While we waited for them to return we chatted the three of them, and soon
came to know that this girl was due to get married the next day and that
was the reason for her parents' hesitation. In India, especially in the
north, if a girl misses her wedding, it is considered inauspicious and
the chances that she will get married again easily are slim. Suddenly
we were faced with a feeling of great guilt. The girl then said "I have
a better chance of getting married again, than they would have had to
save their lives. Don't worry, I am not worried". Here was a woman in
her early twenties speaking with such confidence, even though what she
was doing was unorthodox and very much unusual. No one would want to miss
their own wedding.
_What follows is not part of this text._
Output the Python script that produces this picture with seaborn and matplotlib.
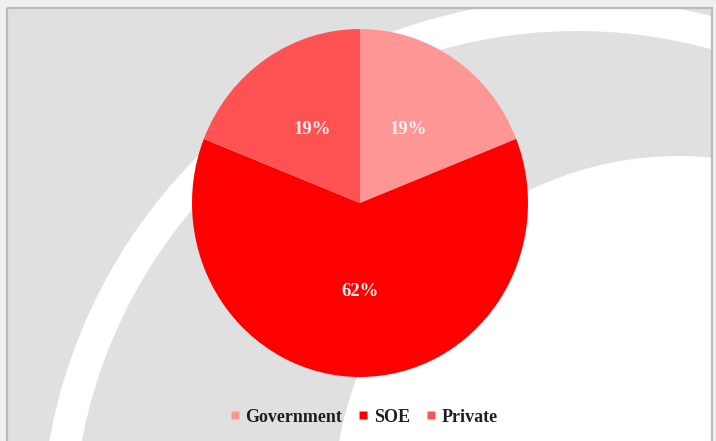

These memories slowly brought me back to my reflections
on who is a yogi.
I narrated this story to my father and asked him, "was this woman a yogi?"
The same graceful smile returned to his face and he said "now you have
understood. Here is a woman who was open to help you all despite the fact
that she was getting married. She was calm even though she knew it was
not an auspicious thing to do, and her chances of getting married again
were difficult. She was clear that she needed to offer help to someone
who could have lost their life, and this clarity gave her the courage
to take this step. She is indeed a yogi." That day I understood what being
a yogi meant.
I thought about these qualities and reflected, how many of us yoga teachers
have such qualities. In my own travels and experiences I have found that
quite a few of us need to reflect on these qualities to call ourselves
yogis. Being a yogi does not mean that we become asocial, or insensitive,
it means to become aware of our social responsibilities and to be open
to help each other. We need to reflect on our own lives and the impact
yoga has on it to make us open, calm and confident.